Bat House

Why would you want bats? They eat insects, are generally useful to human settlements, and bats are wonderful to watch streaming out of an evening to get on with their night's work.

If you look carefully at the front wall of the house, between Merinda's bedroom window and ours at the right of the upstairs, you will see a dark gray object that is about 3 feet by 1.5 feet, hanging between the cream window shutters. This is our new bat house.

Jonathan had the ladder end of the installation operation. We considered mounting the house on the East chimney (visible in the previous photograph), where we could watch it from our bedroom window, but the The Bat House Builder's Handbook reports that hours of direct sun exposure is such a strong factor in successfully attracting bats that we decided to go for the front, South-facing wall.

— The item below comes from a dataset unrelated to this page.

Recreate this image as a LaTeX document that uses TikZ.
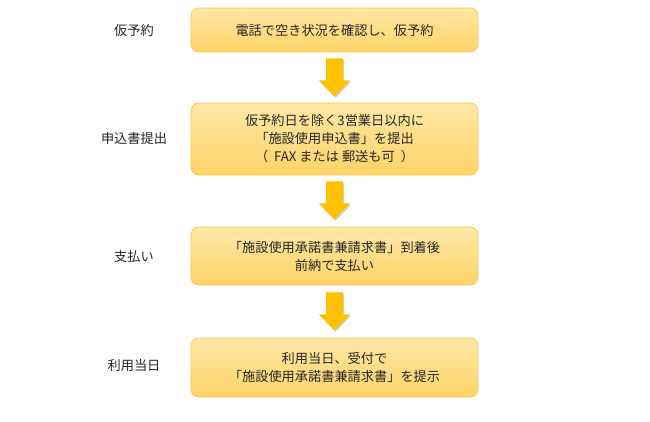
\documentclass[tikz,border=0pt]{standalone}
\usepackage{fontspec}
\setmainfont{Noto Sans CJK JP}
\definecolor{boxtop}{HTML}{FFE7A6}
\definecolor{boxbot}{HTML}{FFD467}
\definecolor{boxline}{HTML}{FAC94F}
\definecolor{arrowc}{HTML}{FFC000}
\definecolor{txt}{HTML}{262626}
\tikzset{
  x=1pt,y=-1pt,
  stepbox/.style={draw=boxline,line width=0.8pt,rounded corners=8pt,
    top color=boxtop,bottom color=boxbot,minimum width=287pt,
    align=center,text=txt,font=\fontsize{13.2}{18}\selectfont,inner sep=0pt},
  steplabel/.style={text=txt,font=\fontsize{13.2}{18}\selectfont},
  downarrow/.pic={
    \fill[black,opacity=0.18] (-7.5,1.5) -- (9.5,1.5) -- (9.5,23.5) -- (16.5,23.5) -- (1,39.5) -- (-14.5,23.5) -- (-7.5,23.5) -- cycle;
    \fill[arrowc] (-8.5,0) -- (8.5,0) -- (8.5,22) -- (15.5,22) -- (0,38) -- (-15.5,22) -- (-8.5,22) -- cycle;
  },
}
\begin{document}
\begin{tikzpicture}
\fill[white] (0,0) rectangle (650,421);
\useasboundingbox (0,0) rectangle (650,421);
\node[stepbox,minimum height=44pt] (b1) at (334.5,30) {電話で空き状況を確認し、仮予約};
\node[stepbox,minimum height=72pt] (b2) at (334.5,139) {仮予約日を除く3営業日以内に\\「施設使用申込書」を提出\\（\ \ FAX または 郵送も可\ \ ）};
\node[stepbox,minimum height=58pt] (b3) at (334.5,256) {「施設使用承諾書兼請求書」到着後\\前納で支払い};
\node[stepbox,minimum height=59pt] (b4) at (334.5,367.5) {利用当日、受付で\\「施設使用承諾書兼請求書」を提示};
\node[steplabel] (l1) at (134,30) {仮予約};
\node[steplabel] (l2) at (134,138) {申込書提出};
\node[steplabel] (l3) at (134,256) {支払い};
\node[steplabel] (l4) at (134,366) {利用当日};
\coordinate (a1) at ([yshift=-6pt]b1.south);
\coordinate (a2) at ([yshift=-6pt]b2.south);
\coordinate (a3) at ([yshift=-7pt]b3.south);
\pic at (a1) {downarrow};
\pic at (a2) {downarrow};
\pic at (a3) {downarrow};
\end{tikzpicture}
\end{document}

We have virtually all the other factors that correlate with success: less than 0.25 miles to water, bats known to inhabit the area, house more than 24 inches tall, more than 17 inches wide, chambers between 0.75 and 1.0 inches thick, no overhanging branches to conceal avian predators, more than 15 feet above ground level, dark paint coating, bat landing area, rough and untreated wood surfaces for good grip, average of more than 10 hours of direct sun per day, shade from Noon Summer sun, ventilated chamber available. Statistically, we have better than 75% chance of having bats move in within the next two Summers.

The landing area is the brown, stepped area at the bottom. Note the ventilation slits visible like gills on the front of the house, just near my head in the photograph.

The web will provide a wealth of information on bathouse design, but in summary the most popular bat houses offer chambers that are rectangular and open at the bottom (so that guano falls out and warm air stays in), with the above dimensions (to best allow groups to huddle and hang on at the same time), and which best stay warm. Bats like it warm. Ours has meticulously-grooved inner walls, and one innovation of our own: scalloped side walls, so that the chamber is not exactly rectangular inside, but has wavy or sawtooth sides to give more crannies in which to huddle (as bats do) and more secure-feeling hidey-holes. In this photo you are looking into the two chambers of our house and you can see the irregular sides.